Do not change the production code. Only suggest test corrections.

Step 4 — Identify the split points

Given the distinct responsibilities you identified in UserManager, propose a refactoring plan that splits this class into smaller, single-responsibility classes.

Requirements:
- Each proposed class should have one clear responsibility
- Preserve all existing public method signatures
- Use dependency injection so the new classes can be independently tested
- List the proposed classes, their constructors, and the methods each will own
- Do not generate code yet — only the plan

The existing characterization tests must still be passable after the refactoring.
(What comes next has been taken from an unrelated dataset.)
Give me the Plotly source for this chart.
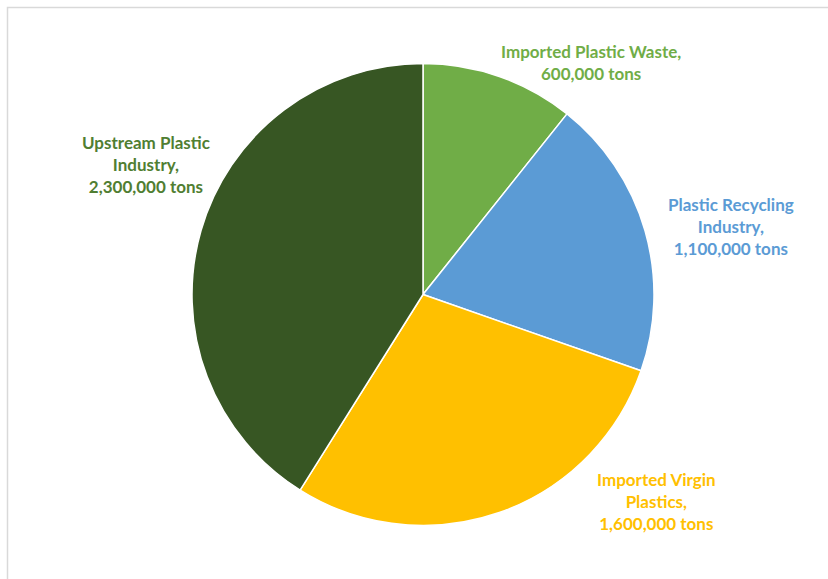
import plotly.graph_objects as go

W, H = 828, 579

# Data
categories = ["Imported Plastic Waste", "Plastic Recycling Industry",
              "Imported Virgin Plastics", "Upstream Plastic Industry"]
label_lines = ["Imported Plastic Waste,",
               "Plastic Recycling<br>Industry,",
               "Imported Virgin<br>Plastics,",
               "Upstream Plastic<br>Industry,"]
values = [600000, 1100000, 1600000, 2300000]

slice_colors = ["#70AD47", "#5B9BD5", "#FFC000", "#375623"]
text_colors = ["#70AD47", "#5B9BD5", "#FFC000", "#507E32"]

# label centre positions in pixels (layout only)
label_pos = [(591, 63), (731, 226), (656, 501), (146, 164)]

cx, cy, r = 423, 294.5, 231

fig = go.Figure()
fig.add_trace(go.Pie(
    labels=categories,
    values=values,
    sort=False,
    direction="clockwise",
    rotation=0,
    marker=dict(colors=slice_colors, line=dict(color="white", width=1.5)),
    textinfo="none",
    hoverinfo="label+value",
    showlegend=False,
    domain=dict(x=[(cx - r) / W, (cx + r) / W],
                y=[1 - (cy + r) / H, 1 - (cy - r) / H]),
))

for lab, v, col, (px, py) in zip(label_lines, values, text_colors, label_pos):
    fig.add_annotation(
        x=px / W, y=1 - py / H, xref="paper", yref="paper",
        text=f"<b>{lab}<br>{v:,} tons</b>",
        showarrow=False, xanchor="center", yanchor="middle", align="center",
        font=dict(family="Lato", size=17, color=col),
    )

fig.add_shape(type="rect", xref="paper", yref="paper",
              x0=7.5 / W, x1=1.02, y0=-0.02, y1=1 - 7.5 / H,
              line=dict(color="#D9D9D9", width=1.5), fillcolor="rgba(0,0,0,0)")

fig.update_layout(
    width=W, height=H,
    margin=dict(l=0, r=0, t=0, b=0),
    paper_bgcolor="white", plot_bgcolor="white",
)

fig.write_html("out.html")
Step 5 — Execute the refactor incrementally

For each proposed class, generate it separately:

Generate the AuthenticationService class as described in the refactoring plan.

Context:
- Original UserManager class: [paste]
- Characterization tests that must still pass: [paste relevant tests]
- Proposed class plan: [paste plan]

STRICT CONSTRAINTS:
1. All public method signatures must be identical to the original UserManager signatures they replace
2. Do not add new behavior
3. Do not change error messages
4. List any decisions you were uncertain about at the bottom of your response

File: src/auth/AuthenticationService.ts

Step 6 — Wire up and verify

After generating all new classes, create a thin adapter that wraps them and exposes the original UserManager interface. Run all characterization tests against the adapter. Only delete the original UserManager class when every test passes.

Key Takeaways

Comprehension comes before modification: use AI to build a navigational map of unfamiliar code before writing a single change.
Characterization tests are the safety net for all AI-assisted legacy refactoring; generate them before touching production code.
Always instruct the agent to preserve behavior explicitly, list every constraint, and report its own uncertainties.
The strangler fig pattern pairs naturally with AI-assisted generation; let the agent scaffold the new implementation while tests verify behavioral parity.
After any AI-assisted change, manually verify every symbol that was renamed, moved, or removed against the rest of the codebase.